I really need to say more about this piece. Michael Joyce is a true creative writer, both in his exploration of the language as well as in its method of presentation, in this case, hypertext narrative.
When it is cold enough, perfectly incredibly cold, the trees moan and roar all the night. And in the summer, ha! then it is all sex with them, seeds by the thousands, the air full of sex, spermy light, and the scent of pollen everywhere…They assert their ascendency, trees do, just look at that place out west, what’s its name? Mount-Something-or-other, where the volcano sheared the mountain top? they grow in moon dust there, in the sterility of ash, don’t you see? (p. ?)
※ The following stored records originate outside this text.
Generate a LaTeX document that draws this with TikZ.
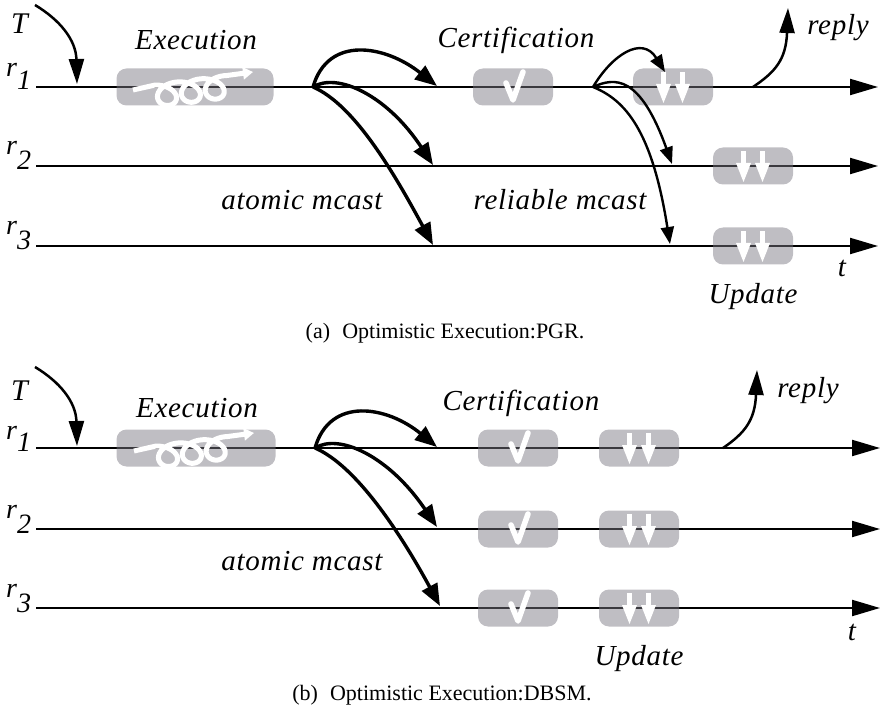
\documentclass[tikz,border=0pt]{standalone}
\usepackage{fontspec}
\setmainfont{Liberation Serif}[ItalicFont={Liberation Serif Italic}]
\usetikzlibrary{arrows.meta}
\definecolor{boxgray}{RGB}{122,120,130}
\newcommand{\lblfont}{\fontsize{29}{31}\selectfont\itshape\addfontfeatures{LetterSpace=2.5}}
\tikzset{
  lane/.style={line width=2.2pt, -{Triangle[length=28pt,width=16pt]}},
  phase/.style={fill=boxgray, fill opacity=0.48, rounded corners=10pt,
    minimum width=80pt, minimum height=37pt, inner sep=0pt, draw=none},
  amcast/.style={line width=3.4pt, -{Triangle[length=22pt,width=17pt]}},
  rmcast/.style={line width=2.4pt, -{Triangle[length=17pt,width=13pt]}},
  trig/.style={line width=2.5pt, -{Triangle[length=25pt,width=15pt]}},
  lbl/.style={font=\lblfont, inner sep=0pt, anchor=base},
  rlbl/.style={font=\fontsize{28}{30}\selectfont\itshape, inner sep=0pt, anchor=base west},
  captext/.style={font=\fontsize{22}{24}\selectfont, inner sep=0pt, anchor=base},
  whitestroke/.style={white, line width=5.5pt, line cap=round, line join=round},
  checkicon/.pic={\draw[whitestroke] (-7,-4) -- (0,13) -- (10,-15);},
  updicon/.pic={
    \foreach \dx in {-9.5,9.5}{
      \fill[white] (\dx-2.5,-15) rectangle (\dx+2.5,0);
      \fill[white] (\dx-7.5,-3) -- (\dx+7.5,-3) -- (\dx,16) -- cycle;
    }},
  coil/.pic={
    \draw[white, line width=5pt, line join=round,
          -{Triangle[length=10pt,width=12pt]}]
      (-62,3) --
      plot[domain=pi:7*pi, samples=200, variable=\t]
        ({-51.9+3.8*\t-15*sin(\t r)},
         {1-0.1333*(-51.9+3.8*\t+62)+11+11*cos(\t r)})
      -- (58,-15);},
}
\begin{document}
\begin{tikzpicture}[x=1pt, y=-1pt]
\useasboundingbox (0,0) rectangle (881,711);

%% ---------- (a) PGR ----------
\coordinate (a1s) at (36,87);   \coordinate (a1e) at (878,87);
\coordinate (a2s) at (36,166);  \coordinate (a2e) at (878,166);
\coordinate (a3s) at (36,246);  \coordinate (a3e) at (878,246);
\draw[lane] (a1s) -- (a1e);
\draw[lane] (a2s) -- (a2e);
\draw[lane] (a3s) -- (a3e);

\node[rlbl] (ar1) at (6,77)  {r\raisebox{-13pt}{1}};
\node[rlbl] (ar2) at (6,155) {r\raisebox{-15pt}{2}};
\node[rlbl] (ar3) at (6,235) {r\raisebox{-15pt}{3}};

\node[phase, minimum width=157pt] (aexec) at (195,87) {};
\pic at (aexec) {coil};
\node[phase] (acert) at (513,87) {};
\pic at (acert) {checkicon};
\node[phase] (aupd1) at (673,87) {};
\pic at (aupd1) {updicon};
\node[phase] (aupd2) at (753,166) {};
\pic at (aupd2) {updicon};
\node[phase] (aupd3) at (753,246) {};
\pic at (aupd3) {updicon};

\node[lbl, font=\fontsize{30}{32}\selectfont\itshape, anchor=base west] (aT) at (11,34) {T};
\node[lbl] (aexecl) at (196,50) {Execution};
\node[lbl] (acertl) at (516,48) {Certification};
\node[lbl] (areply) at (838,35) {reply};
\node[lbl] (aatom) at (302,210) {atomic mcast};
\node[lbl] (arel) at (560,210) {reliable mcast};
\node[lbl] (at) at (842,277) {t};
\node[lbl] (aupdl) at (753,304) {Update};
\node[captext] (acap) at (445,338) {(a)\hspace{0.55em}Optimistic Execution:PGR.};

% client request
\coordinate (aTs) at (35,5);  \coordinate (aTe) at (77,84);
\draw[trig] (aTs) .. controls (60,20) and (76,40) .. (aTe);

% atomic multicast
\coordinate (aam) at (313,87);
\coordinate (aam1) at (437,86);
\coordinate (aam2) at (433,165);
\coordinate (aam3) at (433,245);
\draw[amcast] (aam) .. controls (328,35) and (385,45) .. (aam1);
\draw[amcast] (aam) .. controls (337,72) and (387,95) .. (aam2);
\draw[amcast] (aam) .. controls (355,105) and (395,175) .. (aam3);

% reliable multicast
\coordinate (arm) at (593,87);
\coordinate (arm1) at (665,72);
\coordinate (arm2) at (672,164);
\coordinate (arm3) at (670,244);
\draw[rmcast] (arm) .. controls (612,55) and (642,35) .. (arm1);
\draw[rmcast] (arm) .. controls (615,77) and (640,75) .. (arm2);
\draw[rmcast] (arm) .. controls (625,100) and (652,130) .. (arm3);

% reply
\coordinate (ars) at (753,87); \coordinate (are) at (788,8);
\draw[trig] (ars) .. controls (775,72) and (786,60) .. (are);

%% ---------- (b) DBSM ----------
\coordinate (b1s) at (36,448);  \coordinate (b1e) at (880,448);
\coordinate (b2s) at (36,529);  \coordinate (b2e) at (880,529);
\coordinate (b3s) at (36,608);  \coordinate (b3e) at (880,608);
\draw[lane] (b1s) -- (b1e);
\draw[lane] (b2s) -- (b2e);
\draw[lane] (b3s) -- (b3e);

\node[rlbl] (br1) at (6,439) {r\raisebox{-12pt}{1}};
\node[rlbl] (br2) at (6,518) {r\raisebox{-15pt}{2}};
\node[rlbl] (br3) at (6,597) {r\raisebox{-15pt}{3}};

\node[phase, minimum width=159pt] (bexec) at (196,448) {};
\pic at (bexec) {coil};
\node[phase] (bcert1) at (518,448) {};
\pic at (bcert1) {checkicon};
\node[phase] (bcert2) at (518,529) {};
\pic at (bcert2) {checkicon};
\node[phase] (bcert3) at (518,608) {};
\pic at (bcert3) {checkicon};
\node[phase] (bupd1) at (639,448) {};
\pic at (bupd1) {updicon};
\node[phase] (bupd2) at (639,529) {};
\pic at (bupd2) {updicon};
\node[phase] (bupd3) at (639,608) {};
\pic at (bupd3) {updicon};

\node[lbl, font=\fontsize{30}{32}\selectfont\itshape, anchor=base west] (bT) at (11,400) {T};
\node[lbl] (bexecl) at (197,417) {Execution};
\node[lbl] (bcertl) at (521,410) {Certification};
\node[lbl] (breply) at (808,397) {reply};
\node[lbl] (batom) at (302,570) {atomic mcast};
\node[lbl] (bt) at (852,640) {t};
\node[lbl] (bupdl) at (639,665) {Update};
\node[captext] (bcap) at (442,700) {(b)\hspace{0.55em}Optimistic Execution:DBSM.};

% client request
\coordinate (bTs) at (35,367); \coordinate (bTe) at (77,446);
\draw[trig] (bTs) .. controls (60,382) and (76,402) .. (bTe);

% atomic multicast
\coordinate (bam) at (315,448);
\coordinate (bam1) at (437,447);
\coordinate (bam2) at (437,527);
\coordinate (bam3) at (440,606);
\draw[amcast] (bam) .. controls (330,396) and (387,406) .. (bam1);
\draw[amcast] (bam) .. controls (339,433) and (389,456) .. (bam2);
\draw[amcast] (bam) .. controls (357,466) and (402,536) .. (bam3);

% reply
\coordinate (brs) at (723,448); \coordinate (bre) at (757,370);
\draw[trig] (brs) .. controls (745,433) and (755,420) .. (bre);
\end{tikzpicture}
\end{document}
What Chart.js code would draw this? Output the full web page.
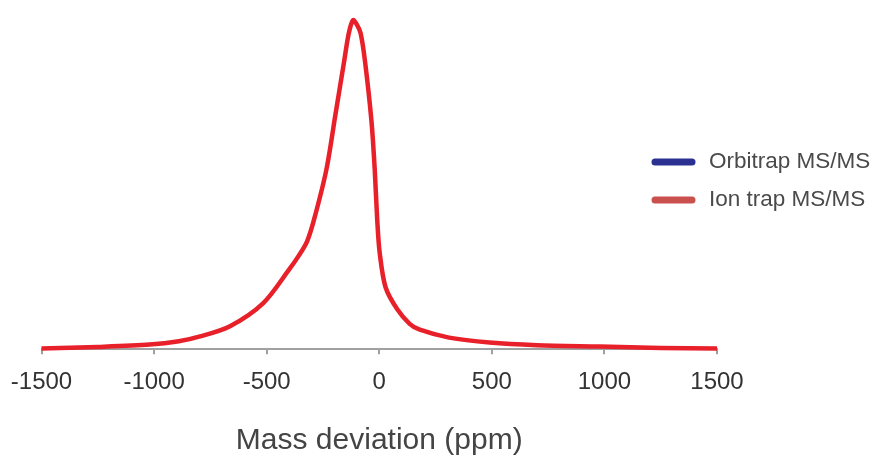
<!DOCTYPE html>
<html>
<head>
<meta charset="utf-8">
<script src="https://cdn.jsdelivr.net/npm/chart.js@4.4.1/dist/chart.umd.min.js"></script>
<style>
  html, body { margin: 0; padding: 0; background: #fff; }
  #wrap { width: 877px; height: 456px; position: relative; }
</style>
</head>
<body>
<div id="wrap"><canvas id="mass-chart"></canvas></div>
<script>
// values (y is relative frequency, peak ~ 100)
var seriesNames = ["Orbitrap MS/MS", "Ion trap MS/MS"];
var xTicks = [-1500, -1000, -500, 0, 500, 1000, 1500];
var ionTrapPpm = [-1500, -1250, -1020, -890, -800, -665, -515, -400, -355, -320, -290, -235, -195, -155, -135, -116, -100, -83, -64, -35, -20, -9, 2, 28, 80, 135, 180, 310, 490, 700, 980, 1250, 1500];
var ionTrapFreq = [0.2, 0.7, 1.4, 2.4, 3.8, 6.9, 14.0, 24.2, 28.6, 32.8, 39.2, 54.4, 71.0, 87.7, 95.9, 99.8, 98.5, 95.9, 87.7, 69.5, 54.4, 39.2, 29.2, 18.8, 12.1, 7.7, 5.9, 3.5, 2.0, 1.2, 0.8, 0.4, 0.2];
// orbitrap curve is not visible in the picture, only its legend entry
var orbitrapPpm = [];
var orbitrapFreq = [];

function toPoints(xs, ys) {
    var pts = [];
    xs.forEach(function(x, i) {
        pts.push({ x: x, y: ys[i] });
    });
    return pts;
}

// simple legend drawn on the right, like the original
var sideLegend = {
    id: 'sideLegend',
    afterDraw: function(chart) {
        var ctx = chart.ctx;
        ctx.save();
        chart.data.datasets.forEach(function(ds, i) {
            var y = 162 + i * 38;
            ctx.strokeStyle = ds.legendColor;
            ctx.lineWidth = 7;
            ctx.lineCap = 'round';
            ctx.beginPath();
            ctx.moveTo(655, y);
            ctx.lineTo(692, y);
            ctx.stroke();
            ctx.fillStyle = '#4a4a4a';
            ctx.font = '22.5px "Liberation Sans", Arial, sans-serif';
            ctx.textBaseline = 'middle';
            ctx.fillText(ds.label, 709, y);
        });
        ctx.restore();
    }
};

new Chart(document.getElementById("mass-chart"), {
    type: 'line',
    data: {
        datasets: [{
            label: seriesNames[0],
            data: toPoints(orbitrapPpm, orbitrapFreq),
            borderColor: '#2b3190',
            legendColor: '#2b3190',
            borderWidth: 4.5,
            pointRadius: 0,
            fill: false
        }, {
            label: seriesNames[1],
            data: toPoints(ionTrapPpm, ionTrapFreq),
            borderColor: '#e8202a',
            legendColor: '#c9504d',
            borderWidth: 4.5,
            pointRadius: 0,
            tension: 0.3,
            clip: false,
            fill: false
        }]
    },
    options: {
        responsive: true,
        maintainAspectRatio: false,
        animation: false,
        layout: {
            padding: { left: 41.5, right: 160, top: 3, bottom: -2.5 }
        },
        plugins: {
            legend: { display: false },
            tooltip: { enabled: false }
        },
        scales: {
            x: {
                type: 'linear',
                min: -1500,
                max: 1500,
                afterBuildTicks: function(axis) {
                    axis.ticks = xTicks.map(function(v) { return { value: v }; });
                },
                afterFit: function(axis) {
                    // the end labels may hang over the plot edges
                    axis.paddingLeft = 0;
                    axis.paddingRight = 0;
                },
                border: { color: '#a0a0a0', width: 2 },
                grid: {
                    drawOnChartArea: false,
                    drawTicks: true,
                    tickLength: 5,
                    color: '#a0a0a0',
                    lineWidth: 2
                },
                ticks: {
                    color: '#333',
                    padding: 14,
                    maxRotation: 0,
                    font: { family: '"Liberation Sans", Arial, sans-serif', size: 24 },
                    callback: function(v) { return String(v); }
                },
                title: {
                    display: true,
                    text: 'Mass deviation (ppm)',
                    color: '#444',
                    padding: { top: 11.5, bottom: 0 },
                    font: { family: '"Liberation Sans", Arial, sans-serif', size: 30 }
                }
            },
            y: {
                display: false,
                min: 0,
                max: 105
            }
        }
    },
    plugins: [sideLegend]
});
</script>
</body>
</html>
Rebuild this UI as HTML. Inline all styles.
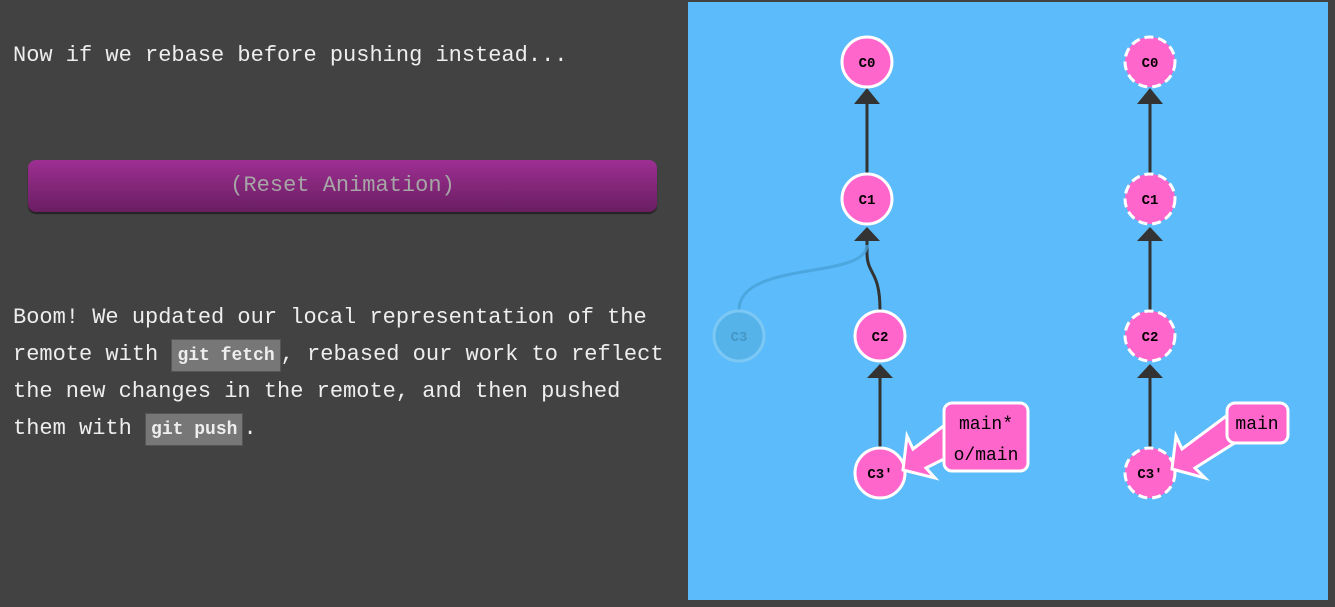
<!DOCTYPE html>
<html><head><meta charset="utf-8"><style>
body{margin:0;width:1335px;height:607px;background:#424242;overflow:hidden;position:relative;font-family:"Liberation Mono",monospace;color:#eee}
.t{position:absolute;left:13px;font-size:22px;line-height:37px;white-space:pre}
code{background:#777;border:1px solid #555;padding:6px 5px 5px;font-size:18px;line-height:1;font-family:"Liberation Mono",monospace;color:#eee;font-weight:bold}
#btn{position:absolute;left:28px;top:160px;width:629px;height:52px;border-radius:8px;background:linear-gradient(#9e2f92,#6a1e62);box-shadow:0 2px 1px #222;color:#a6a6a6;font-size:22px;text-align:center;line-height:52px;font-family:"Liberation Mono",monospace}
#panel{position:absolute;left:688px;top:2px;width:640px;height:598px;background:#5cbbfa}
</style></head><body>
<div class="t" style="top:37px">Now if we rebase before pushing instead...</div>
<div id="btn">(Reset Animation)</div>
<div class="t" style="top:299px">Boom! We updated our local representation of the
remote with <code>git fetch</code>, rebased our work to reflect
the new changes in the remote, and then pushed
them with <code>git push</code>.</div>
<div id="panel"></div>
<svg width="1335" height="607" style="position:absolute;left:0;top:0" font-family="Liberation Mono,monospace">
<g stroke="#333" stroke-width="3" fill="none">
<path d="M867 173V100"/><path d="M880 310C880 270 867 275 867 253V240"/><path d="M880 447V378"/>
<path d="M1150 173V100"/><path d="M1150 310V240"/><path d="M1150 447V378"/>
</g>
<path d="M739 310C739 260 867 280 867 245" stroke="#4aa3d8" stroke-width="3" fill="none" opacity="0.8"/>
<g fill="#333">
<path d="M854 104L867 88L880 104Z"/><path d="M854 241L867 227L880 241Z"/><path d="M867 378L880 364L893 378Z"/>
<path d="M1137 104L1150 88L1163 104Z"/><path d="M1137 241L1150 227L1163 241Z"/><path d="M1137 378L1150 364L1163 378Z"/>
</g>
<g><circle cx="739" cy="336" r="25" fill="#55b3ea" stroke="#7cc8f5" stroke-width="3"/><text x="739" y="341" text-anchor="middle" font-size="14" fill="#4596c5" font-weight="bold">C3</text></g>
<g stroke="#fff" stroke-width="3" fill="#ff66cc">
<circle cx="867" cy="62" r="25"/><circle cx="867" cy="199" r="25"/><circle cx="880" cy="336" r="25"/><circle cx="880" cy="473" r="25"/>
<g stroke-dasharray="9 5"><circle cx="1150" cy="62" r="25"/><circle cx="1150" cy="199" r="25"/><circle cx="1150" cy="336" r="25"/><circle cx="1150" cy="473" r="25"/></g>
</g>
<g font-size="14" font-weight="bold" fill="#000" text-anchor="middle">
<text x="867" y="67">C0</text><text x="867" y="204">C1</text><text x="880" y="341">C2</text><text x="880" y="478">C3'</text>
<text x="1150" y="67">C0</text><text x="1150" y="204">C1</text><text x="1150" y="341">C2</text><text x="1150" y="478">C3'</text>
</g>
<g fill="#ff66cc" stroke="#fff" stroke-width="3" stroke-linejoin="miter">
<path d="M903 470L907 436L913 449L946 424L946 458L926 468L935 478Z"/>
<rect x="944" y="403" width="84" height="68" rx="8"/>
<path d="M1172 469L1176 436L1182 449L1229 414L1233 444L1195 468L1205 478Z"/>
<rect x="1227" y="403" width="61" height="40" rx="8"/>
</g>
<g font-size="18" fill="#000" text-anchor="middle">
<text x="986" y="429">main*</text><text x="986" y="460">o/main</text><text x="1257" y="429">main</text>
</g>
</svg>
</body></html>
Interesting; just clicked off into a strange world that I hadn’t seen before–just when I’d thought I’d seen it all.
And what I’m learning is not just about the form of the medium, but of myself as reader. Despite the story, the beauty of the words, the interest of the changes I can–yet can’t–control, I’m still not yet taken with this text only interactivity. For one thing, I found that the reader’s control is still limited to wherever the author allows him to go, and of course, just as in straight text, interpretation opening roads beyond. But I personally found myself wondering and conjuring less because my thinking time was being usurped by this business of clicking. Often I got very into the narrative only to to stand bewildered in a strange scenario; the feeling of walking off the stage and onto one adjoining where Shakespeare and Cats were playing side by side.
It is me. I like continuity unless I’m playing pinball. Not quite that bad; when I’m involved in great story, I don’t want to lose the thread.